**Given data**
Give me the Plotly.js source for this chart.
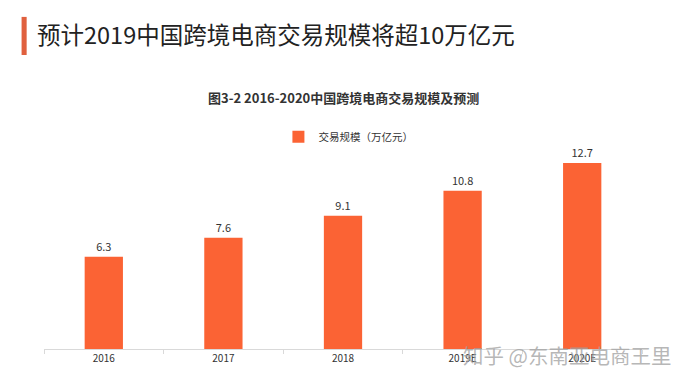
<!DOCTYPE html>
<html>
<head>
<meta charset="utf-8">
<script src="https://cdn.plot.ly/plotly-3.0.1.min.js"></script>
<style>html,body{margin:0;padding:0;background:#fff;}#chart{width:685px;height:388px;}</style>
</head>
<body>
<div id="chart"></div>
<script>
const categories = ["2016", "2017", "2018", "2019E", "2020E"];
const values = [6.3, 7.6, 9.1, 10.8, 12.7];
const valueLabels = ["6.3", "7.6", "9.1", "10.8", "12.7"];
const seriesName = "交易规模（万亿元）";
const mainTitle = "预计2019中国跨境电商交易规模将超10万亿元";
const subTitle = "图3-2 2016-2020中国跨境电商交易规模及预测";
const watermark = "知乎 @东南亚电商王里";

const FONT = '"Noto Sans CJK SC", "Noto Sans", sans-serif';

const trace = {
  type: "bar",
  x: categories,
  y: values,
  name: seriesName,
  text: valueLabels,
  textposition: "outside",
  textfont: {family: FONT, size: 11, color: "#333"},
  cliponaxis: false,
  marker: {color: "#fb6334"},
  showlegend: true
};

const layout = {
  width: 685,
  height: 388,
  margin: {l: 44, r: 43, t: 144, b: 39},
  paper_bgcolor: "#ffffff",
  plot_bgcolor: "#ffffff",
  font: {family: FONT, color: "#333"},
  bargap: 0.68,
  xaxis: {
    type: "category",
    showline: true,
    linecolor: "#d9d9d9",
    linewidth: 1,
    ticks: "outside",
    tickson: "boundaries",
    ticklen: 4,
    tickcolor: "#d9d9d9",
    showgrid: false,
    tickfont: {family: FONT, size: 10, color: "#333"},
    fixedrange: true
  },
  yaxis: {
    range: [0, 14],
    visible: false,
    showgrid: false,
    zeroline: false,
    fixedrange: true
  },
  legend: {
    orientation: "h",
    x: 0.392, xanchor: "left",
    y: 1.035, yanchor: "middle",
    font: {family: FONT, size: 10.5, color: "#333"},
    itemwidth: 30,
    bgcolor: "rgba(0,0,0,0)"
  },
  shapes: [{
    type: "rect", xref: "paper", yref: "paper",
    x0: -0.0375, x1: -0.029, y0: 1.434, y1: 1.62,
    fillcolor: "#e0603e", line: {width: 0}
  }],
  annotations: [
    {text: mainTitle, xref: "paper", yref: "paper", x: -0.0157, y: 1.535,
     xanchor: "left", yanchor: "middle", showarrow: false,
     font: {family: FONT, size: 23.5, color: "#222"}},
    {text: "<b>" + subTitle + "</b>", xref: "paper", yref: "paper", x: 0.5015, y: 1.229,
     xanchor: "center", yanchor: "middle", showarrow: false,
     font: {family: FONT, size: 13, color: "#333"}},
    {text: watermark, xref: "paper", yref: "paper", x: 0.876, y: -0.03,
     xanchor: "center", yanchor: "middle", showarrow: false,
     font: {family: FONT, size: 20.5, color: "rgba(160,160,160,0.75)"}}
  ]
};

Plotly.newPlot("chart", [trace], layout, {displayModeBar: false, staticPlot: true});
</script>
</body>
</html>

**Requirements**
Using the data above, write out every line exactly, leaving the images behind.

**Answer to this problem**
Give me the Plotly.js source for this chart.
<!DOCTYPE html>
<html>
<head>
<meta charset="utf-8">
<script src="https://cdn.plot.ly/plotly-3.0.1.min.js"></script>
<style>html,body{margin:0;padding:0;background:#fff;}#chart{width:685px;height:388px;}</style>
</head>
<body>
<div id="chart"></div>
<script>
const categories = ["2016", "2017", "2018", "2019E", "2020E"];
const values = [6.3, 7.6, 9.1, 10.8, 12.7];
const valueLabels = ["6.3", "7.6", "9.1", "10.8", "12.7"];
const seriesName = "交易规模（万亿元）";
const mainTitle = "预计2019中国跨境电商交易规模将超10万亿元";
const subTitle = "图3-2 2016-2020中国跨境电商交易规模及预测";
const watermark = "知乎 @东南亚电商王里";

const FONT = '"Noto Sans CJK SC", "Noto Sans", sans-serif';

const trace = {
  type: "bar",
  x: categories,
  y: values,
  name: seriesName,
  text: valueLabels,
  textposition: "outside",
  textfont: {family: FONT, size: 11, color: "#333"},
  cliponaxis: false,
  marker: {color: "#fb6334"},
  showlegend: true
};

const layout = {
  width: 685,
  height: 388,
  margin: {l: 44, r: 43, t: 144, b: 39},
  paper_bgcolor: "#ffffff",
  plot_bgcolor: "#ffffff",
  font: {family: FONT, color: "#333"},
  bargap: 0.68,
  xaxis: {
    type: "category",
    showline: true,
    linecolor: "#d9d9d9",
    linewidth: 1,
    ticks: "outside",
    tickson: "boundaries",
    ticklen: 4,
    tickcolor: "#d9d9d9",
    showgrid: false,
    tickfont: {family: FONT, size: 10, color: "#333"},
    fixedrange: true
  },
  yaxis: {
    range: [0, 14],
    visible: false,
    showgrid: false,
    zeroline: false,
    fixedrange: true
  },
  legend: {
    orientation: "h",
    x: 0.392, xanchor: "left",
    y: 1.035, yanchor: "middle",
    font: {family: FONT, size: 10.5, color: "#333"},
    itemwidth: 30,
    bgcolor: "rgba(0,0,0,0)"
  },
  shapes: [{
    type: "rect", xref: "paper", yref: "paper",
    x0: -0.0375, x1: -0.029, y0: 1.434, y1: 1.62,
    fillcolor: "#e0603e", line: {width: 0}
  }],
  annotations: [
    {text: mainTitle, xref: "paper", yref: "paper", x: -0.0157, y: 1.535,
     xanchor: "left", yanchor: "middle", showarrow: false,
     font: {family: FONT, size: 23.5, color: "#222"}},
    {text: "<b>" + subTitle + "</b>", xref: "paper", yref: "paper", x: 0.5015, y: 1.229,
     xanchor: "center", yanchor: "middle", showarrow: false,
     font: {family: FONT, size: 13, color: "#333"}},
    {text: watermark, xref: "paper", yref: "paper", x: 0.876, y: -0.03,
     xanchor: "center", yanchor: "middle", showarrow: false,
     font: {family: FONT, size: 20.5, color: "rgba(160,160,160,0.75)"}}
  ]
};

Plotly.newPlot("chart", [trace], layout, {displayModeBar: false, staticPlot: true});
</script>
</body>
</html>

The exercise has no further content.